The One Show: Growing up with Elisabeth Beresford

Marcus Robertson on The One ShowBBC One’s topical magazine show The One Show broadcast a lovely feature about Elisabeth Beresford, the creator and author of The Wombles, on 10 November.

The five-minute film was presented by Elisabeth Beresford’s son, Marcus Robertson, reminiscing about his childhood as part of a series in which the children of famous parents talk about what it was like growing up with them.

Marcus began with the legendary tale of his family’s Boxing Day walk on Wimbledon Common in the 1960s, before they moved to Alderney.

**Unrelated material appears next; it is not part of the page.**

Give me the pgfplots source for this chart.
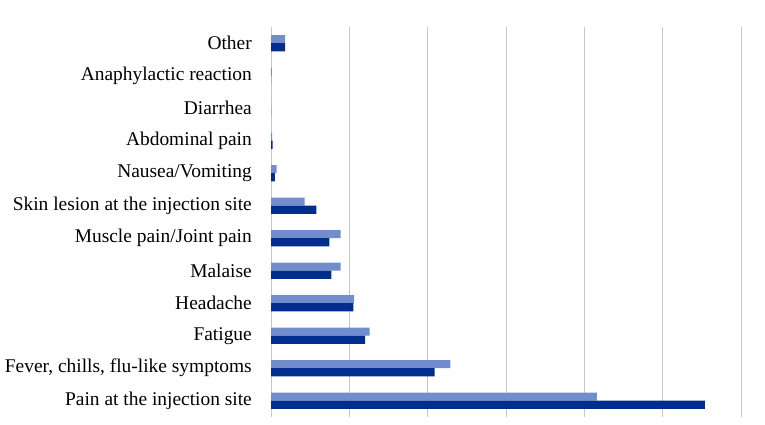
\documentclass[border=0pt]{standalone}
\usepackage{pgfplots}
\pgfplotsset{compat=1.18}
\usepackage{fontspec}
\setmainfont{Liberation Serif}
\definecolor{lightbar}{RGB}{114,141,206}
\definecolor{darkbar}{RGB}{0,45,142}
\begin{document}
\begin{tikzpicture}
\useasboundingbox (0,0) rectangle (765bp,425bp);
\begin{axis}[
  at={(271bp,8bp)}, anchor=south west,
  scale only axis, width=470bp, height=390bp,
  xbar, bar width=0.25,
  xmin=0, xmax=60, xtick={0,10,...,60}, xticklabels={},
  ymin=-0.5, ymax=11.5, ytick={0,...,11},
  yticklabels={Pain at the injection site, {Fever, chills, flu-like symptoms}, Fatigue, Headache, Malaise, Muscle pain/Joint pain, Skin lesion at the injection site, Nausea/Vomiting, Abdominal pain, Diarrhea, Anaphylactic reaction, Other},
  major tick length=0,
  axis line style={draw=none},
  xmajorgrids, grid style={black!22, line width=1bp},
  yticklabel style={font=\fontsize{19.5}{23}\selectfont, inner sep=0pt, xshift=-19bp},
]
\addplot[fill=lightbar, draw=none, bar shift=0.125] coordinates {
(41.6,0) (22.9,1) (12.6,2) (10.6,3) (8.9,4) (8.9,5) (4.3,6) (0.73,7) (0.15,8) (0,9) (0.1,10) (1.8,11)};
\addplot[fill=darkbar, draw=none, bar shift=-0.125] coordinates {
(55.4,0) (20.9,1) (12.0,2) (10.5,3) (7.7,4) (7.45,5) (5.8,6) (0.5,7) (0.2,8) (0,9) (0,10) (1.8,11)};
\end{axis}
\end{tikzpicture}
\end{document}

He talked about how his mother loved the island life in a small, friendly community, and then he showed us her house. The “parlour” was the room where she wrote all her books, on a typewriter which she called her “tryper”. The door is still covered with children’s drawings of Wombles, and the shelves are full of Wombles books and cuddly toys.

Marcus also remembered how excited his mother was when she got her OBE at Buckingham Palace, and how the Queen knew a lot about the Wombles and was “clearly a Wombles fan”.

The film, which you can watch below, included some nice archive photos and interview footage of the young Elisabeth Beresford.

2 responses to ‘The One Show: Growing up with Elisabeth Beresford’

  1. Frederick W Harrison

    Interesting that Marcus went to Waterloo Station as a child to look at the trains. Was this the genesis of “Wellington Goes To Waterloo” wherein young Wellington engages in a bit of trainspotting? Mike Batt’s witty lyrics/title exploited the connection of the Duke of Wellington with the Battle of Waterloo. Otherwise the song might have been titled “Orinoco Goes To Waterloo” which would not have been so plausible since Orinoco would have taken the opportunity of a day off to catch up on his 40 winks! But there is also a short story in the Wombles Gift Book titled Wellington Almost Meets His Waterloo – was it inspired by or the inspiration for the song?
    Waterloo Station also served as the inspiration for one of the Kinks’ finest songs – Waterloo Sunset – whose music and vocal arrangements must certainly have influenced Mike Batt when he wrote the Wombles’ music. And, of course, there’s a nod to the Kinks’ song title in the Wombles’ song Wimbledon Sunset.